Related to that, Green said he’s working on ways to better exhibit the university’s permanent art collection.

Green, who strums a little guitar, also wants to bring in folk music to add to Monmouth’s concert repertoire. He particularly wants to bring in some Irish and English folk musicians he has gotten acquainted with over the years of his digs in Ireland.

Green also is working with a brand new program at Monmouth called "Marine and Environmental Science and Policy," which is jointly administered by the School of Social Sciences, which falls into his bailiwick, and the School of Science and Technology.

Gaffney, a retired Navy vice admiral and former president of the National Defense University in Washington, D.C., made bringing marine science on campus a priority.

Green also pointed out the addition of courses in Arabic, Hebrew and Portuguese this fall.

"It’s not hard to figure out why American students have to learn other languages," he said. "We live in a shrinking world, and live in a world where we have to try to understand it better, and languages allow you to communicate."

And that’s just for starters.

"I’ll be working in all areas in the humanities and social sciences to make them all better," he said. "I have good ideas. There are good people here, and there are good programs."

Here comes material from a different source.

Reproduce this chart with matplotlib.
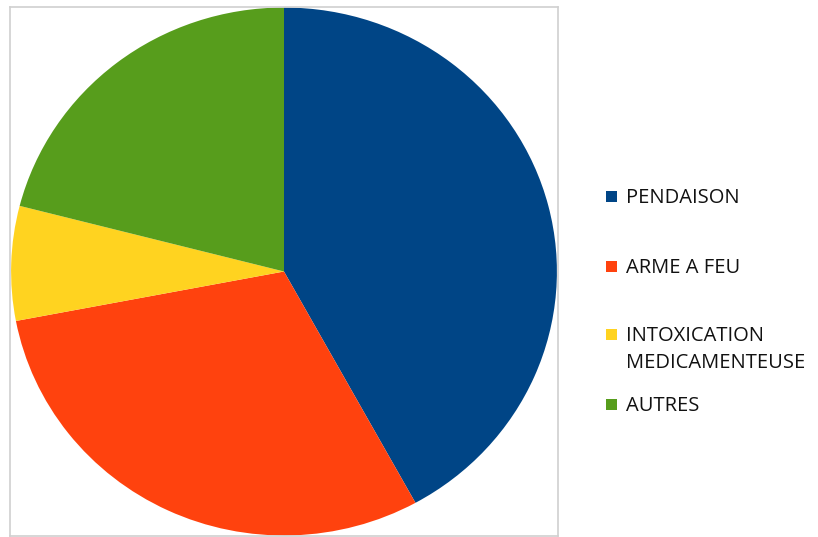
import matplotlib
matplotlib.use("Agg")
import matplotlib.pyplot as plt
from matplotlib.patches import Rectangle

# Method shares (%)
categories = ["PENDAISON", "ARME A FEU", "INTOXICATION\nMEDICAMENTEUSE", "AUTRES"]
values = [42, 30, 7, 21]
colors = ["#004586", "#FF420E", "#FFD320", "#579D1C"]

W, H = 818, 537
fig = plt.figure(figsize=(W / 100, H / 100), dpi=100)
fig.patch.set_facecolor("white")

# plot area (pixel box converted to figure fractions)
x0, y0, x1, y1 = 10, 7, 558, 536
ax = fig.add_axes([x0 / W, 1 - y1 / H, (x1 - x0) / W, (y1 - y0) / H])
wedges, _ = ax.pie(values, colors=colors, startangle=90, counterclock=False,
                   wedgeprops=dict(linewidth=0))
ax.set_aspect("auto")
ax.set_xlim(-1.004, 1.004)
ax.set_ylim(-1.002, 1.002)
ax.set_frame_on(True)
for sp in ax.spines.values():
    sp.set_color("#d0d0d0")
    sp.set_linewidth(1.2)
ax.set_xticks([])
ax.set_yticks([])

# legend drawn row by row
row_y = [196, 266, 334, 404]
for label, color, yc in zip(categories, colors, row_y):
    fig.patches.append(Rectangle((606 / W, 1 - (yc + 5.5) / H), 11 / W, 11 / H,
                                 transform=fig.transFigure, facecolor=color,
                                 edgecolor="none"))
    fig.text(626 / W, 1 - (yc - 8) / H, label, ha="left", va="top",
             fontsize=14.5, family="Open Sans", color="#111111",
             linespacing=1.45)

fig.savefig("out.png", dpi=100)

Green also plans to continue pursuing his research and interest in baseball.

His team? The Yankees!

"I’m a Yankees fan — been one all my life," he reported. "I like the Mets all right. They came along a little bit later in my life. My first baseball game was at Ebbetts Field, seeing the Dodgers. I’m guessing it was around 1955, shortly before they moved to L.A.

"I’m one of those people who never forgave them for leaving the city."